In May 2015, the parties returned to the Eastern District of Michigan for a three-day bench trial. After considering the testimony of five witnesses, including Little, and exhibits reflecting his job duties, job performance, and compensation, the court entered judgment in Belle Tire’s favor for a second time. En route to that ruling, the court made several key findings, including:

  • Little worked opposite ends of the day as his Store Manager (i.e., one opened and the other closed), who was off-premises for 27% of Little’s working hours.
  • “On occasion,” Little interviewed job applicants and made recommendations about who to hire. The Store Manager considered those recommendations.
  • Little trained the technicians in the shop, as well as the front-end sales staff.
  • Little determined the sequence in which work orders generated by the sales team would be completed and assigned that work to the technicians.
  • Little advised technicians when they ran into problems, resolved disputes among them, and had authority to send them home if the day’s work lagged.
  • While Little performed some nonexempt sales work, that work comprised less than half of his workday.

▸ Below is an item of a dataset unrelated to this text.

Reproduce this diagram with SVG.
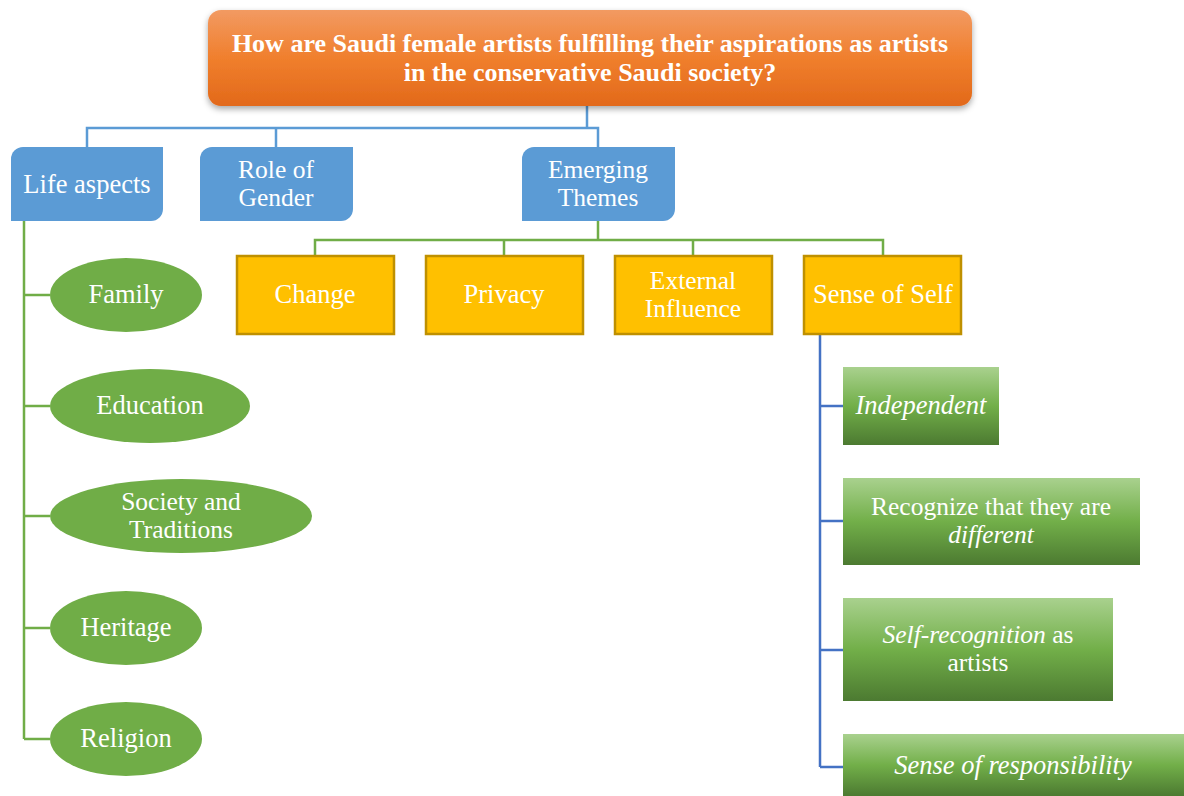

Based on these findings, the court summarily ruled that as First Assistant Manager, Little satisfied multiple FLSA overtime exemptions, including the executive exemption.

At first whim, the Little decision is simply another win to add to the pile of retailer victories in this brand of cases—the findings, reasoning, and holdings are not terribly unique. What makes the decision especially important, however, is its procedural history. For the past year, the Sixth Circuit’s vacate-and-remand decision was no doubt viewed as a victory for the FLSA plaintiffs’ bar. By entering judgment for Belle Tire yet again, the Eastern District of Michigan has returned that victory to Belle Tire and confirmed, again, that store managers and assistant managers can be properly classified as exempt under the right circumstances.